Records to use:
---------------

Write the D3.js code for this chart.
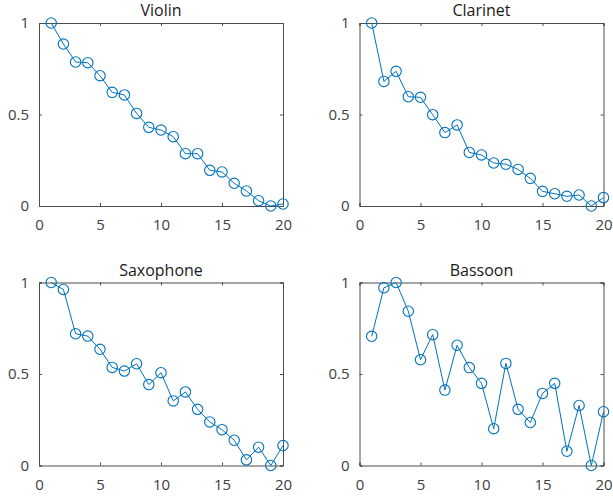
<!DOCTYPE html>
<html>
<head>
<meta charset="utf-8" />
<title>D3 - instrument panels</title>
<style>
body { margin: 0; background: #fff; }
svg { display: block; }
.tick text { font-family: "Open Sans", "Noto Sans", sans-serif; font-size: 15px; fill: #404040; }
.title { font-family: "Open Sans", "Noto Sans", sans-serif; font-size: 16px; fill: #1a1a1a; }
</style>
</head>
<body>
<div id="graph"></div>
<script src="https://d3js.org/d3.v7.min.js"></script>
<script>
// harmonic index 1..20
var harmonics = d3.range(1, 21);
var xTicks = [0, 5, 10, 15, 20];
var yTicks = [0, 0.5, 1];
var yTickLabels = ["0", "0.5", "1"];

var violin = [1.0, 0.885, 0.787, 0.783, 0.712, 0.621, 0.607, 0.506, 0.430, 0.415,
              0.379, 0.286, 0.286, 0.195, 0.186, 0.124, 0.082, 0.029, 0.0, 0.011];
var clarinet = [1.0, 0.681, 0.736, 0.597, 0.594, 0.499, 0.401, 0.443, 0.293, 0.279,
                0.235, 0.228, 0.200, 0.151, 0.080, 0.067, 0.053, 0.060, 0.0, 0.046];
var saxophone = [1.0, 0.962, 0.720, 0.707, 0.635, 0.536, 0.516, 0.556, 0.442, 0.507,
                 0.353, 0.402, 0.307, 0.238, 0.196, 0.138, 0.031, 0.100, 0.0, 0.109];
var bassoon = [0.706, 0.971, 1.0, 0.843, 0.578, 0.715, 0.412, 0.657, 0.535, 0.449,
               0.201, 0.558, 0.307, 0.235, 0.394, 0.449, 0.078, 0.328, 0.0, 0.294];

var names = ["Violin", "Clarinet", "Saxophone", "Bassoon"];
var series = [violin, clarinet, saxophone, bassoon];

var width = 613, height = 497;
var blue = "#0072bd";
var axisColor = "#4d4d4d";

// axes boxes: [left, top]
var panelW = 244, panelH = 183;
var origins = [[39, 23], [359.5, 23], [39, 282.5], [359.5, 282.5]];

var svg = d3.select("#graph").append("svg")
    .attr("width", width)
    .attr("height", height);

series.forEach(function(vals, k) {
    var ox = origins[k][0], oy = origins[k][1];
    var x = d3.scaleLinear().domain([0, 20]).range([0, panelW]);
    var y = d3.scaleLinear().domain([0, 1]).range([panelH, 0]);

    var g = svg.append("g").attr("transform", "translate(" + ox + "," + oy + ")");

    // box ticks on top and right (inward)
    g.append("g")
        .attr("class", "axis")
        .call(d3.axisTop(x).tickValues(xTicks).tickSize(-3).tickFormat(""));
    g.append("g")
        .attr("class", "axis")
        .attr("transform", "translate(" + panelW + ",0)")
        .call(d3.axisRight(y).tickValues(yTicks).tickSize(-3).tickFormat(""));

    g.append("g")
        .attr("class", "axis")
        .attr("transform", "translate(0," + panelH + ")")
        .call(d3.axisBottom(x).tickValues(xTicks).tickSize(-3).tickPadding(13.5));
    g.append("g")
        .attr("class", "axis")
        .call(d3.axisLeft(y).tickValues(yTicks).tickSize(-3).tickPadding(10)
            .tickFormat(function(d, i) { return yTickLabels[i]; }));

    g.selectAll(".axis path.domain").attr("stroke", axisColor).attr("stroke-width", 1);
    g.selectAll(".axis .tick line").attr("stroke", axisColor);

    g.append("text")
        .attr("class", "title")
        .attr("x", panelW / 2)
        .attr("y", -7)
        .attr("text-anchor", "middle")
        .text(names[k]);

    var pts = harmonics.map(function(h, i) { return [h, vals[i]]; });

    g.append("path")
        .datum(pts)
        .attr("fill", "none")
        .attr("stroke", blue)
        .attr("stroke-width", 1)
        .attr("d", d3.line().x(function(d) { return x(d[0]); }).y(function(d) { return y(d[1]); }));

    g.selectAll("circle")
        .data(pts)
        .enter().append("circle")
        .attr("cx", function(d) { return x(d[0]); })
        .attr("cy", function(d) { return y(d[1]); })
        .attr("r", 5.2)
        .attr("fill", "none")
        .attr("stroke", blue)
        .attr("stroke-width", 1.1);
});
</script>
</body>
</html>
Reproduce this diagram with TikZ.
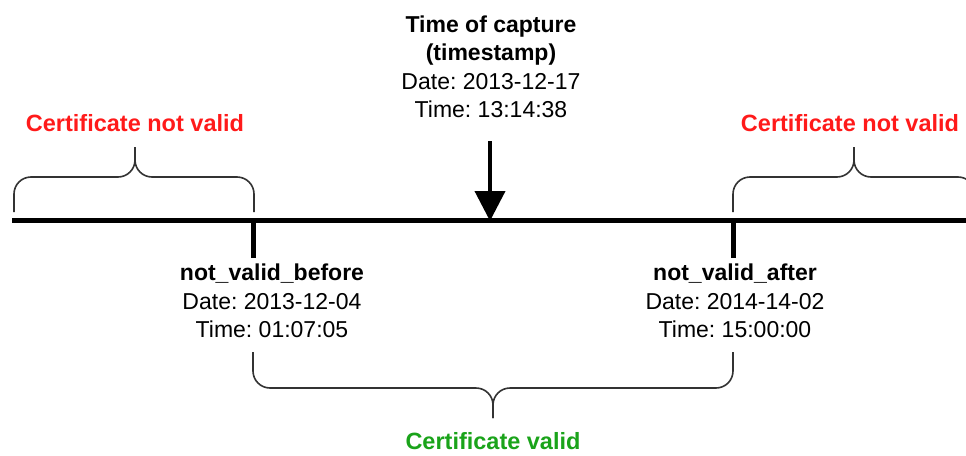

---------------

Task prompt: Quote every record above exactly, omitting any pictures they contain.

Task answer:
Write the D3.js code for this chart.
<!DOCTYPE html>
<html>
<head>
<meta charset="utf-8" />
<title>D3 - instrument panels</title>
<style>
body { margin: 0; background: #fff; }
svg { display: block; }
.tick text { font-family: "Open Sans", "Noto Sans", sans-serif; font-size: 15px; fill: #404040; }
.title { font-family: "Open Sans", "Noto Sans", sans-serif; font-size: 16px; fill: #1a1a1a; }
</style>
</head>
<body>
<div id="graph"></div>
<script src="https://d3js.org/d3.v7.min.js"></script>
<script>
// harmonic index 1..20
var harmonics = d3.range(1, 21);
var xTicks = [0, 5, 10, 15, 20];
var yTicks = [0, 0.5, 1];
var yTickLabels = ["0", "0.5", "1"];

var violin = [1.0, 0.885, 0.787, 0.783, 0.712, 0.621, 0.607, 0.506, 0.430, 0.415,
              0.379, 0.286, 0.286, 0.195, 0.186, 0.124, 0.082, 0.029, 0.0, 0.011];
var clarinet = [1.0, 0.681, 0.736, 0.597, 0.594, 0.499, 0.401, 0.443, 0.293, 0.279,
                0.235, 0.228, 0.200, 0.151, 0.080, 0.067, 0.053, 0.060, 0.0, 0.046];
var saxophone = [1.0, 0.962, 0.720, 0.707, 0.635, 0.536, 0.516, 0.556, 0.442, 0.507,
                 0.353, 0.402, 0.307, 0.238, 0.196, 0.138, 0.031, 0.100, 0.0, 0.109];
var bassoon = [0.706, 0.971, 1.0, 0.843, 0.578, 0.715, 0.412, 0.657, 0.535, 0.449,
               0.201, 0.558, 0.307, 0.235, 0.394, 0.449, 0.078, 0.328, 0.0, 0.294];

var names = ["Violin", "Clarinet", "Saxophone", "Bassoon"];
var series = [violin, clarinet, saxophone, bassoon];

var width = 613, height = 497;
var blue = "#0072bd";
var axisColor = "#4d4d4d";

// axes boxes: [left, top]
var panelW = 244, panelH = 183;
var origins = [[39, 23], [359.5, 23], [39, 282.5], [359.5, 282.5]];

var svg = d3.select("#graph").append("svg")
    .attr("width", width)
    .attr("height", height);

series.forEach(function(vals, k) {
    var ox = origins[k][0], oy = origins[k][1];
    var x = d3.scaleLinear().domain([0, 20]).range([0, panelW]);
    var y = d3.scaleLinear().domain([0, 1]).range([panelH, 0]);

    var g = svg.append("g").attr("transform", "translate(" + ox + "," + oy + ")");

    // box ticks on top and right (inward)
    g.append("g")
        .attr("class", "axis")
        .call(d3.axisTop(x).tickValues(xTicks).tickSize(-3).tickFormat(""));
    g.append("g")
        .attr("class", "axis")
        .attr("transform", "translate(" + panelW + ",0)")
        .call(d3.axisRight(y).tickValues(yTicks).tickSize(-3).tickFormat(""));

    g.append("g")
        .attr("class", "axis")
        .attr("transform", "translate(0," + panelH + ")")
        .call(d3.axisBottom(x).tickValues(xTicks).tickSize(-3).tickPadding(13.5));
    g.append("g")
        .attr("class", "axis")
        .call(d3.axisLeft(y).tickValues(yTicks).tickSize(-3).tickPadding(10)
            .tickFormat(function(d, i) { return yTickLabels[i]; }));

    g.selectAll(".axis path.domain").attr("stroke", axisColor).attr("stroke-width", 1);
    g.selectAll(".axis .tick line").attr("stroke", axisColor);

    g.append("text")
        .attr("class", "title")
        .attr("x", panelW / 2)
        .attr("y", -7)
        .attr("text-anchor", "middle")
        .text(names[k]);

    var pts = harmonics.map(function(h, i) { return [h, vals[i]]; });

    g.append("path")
        .datum(pts)
        .attr("fill", "none")
        .attr("stroke", blue)
        .attr("stroke-width", 1)
        .attr("d", d3.line().x(function(d) { return x(d[0]); }).y(function(d) { return y(d[1]); }));

    g.selectAll("circle")
        .data(pts)
        .enter().append("circle")
        .attr("cx", function(d) { return x(d[0]); })
        .attr("cy", function(d) { return y(d[1]); })
        .attr("r", 5.2)
        .attr("fill", "none")
        .attr("stroke", blue)
        .attr("stroke-width", 1.1);
});
</script>
</body>
</html>
Reproduce this diagram with TikZ.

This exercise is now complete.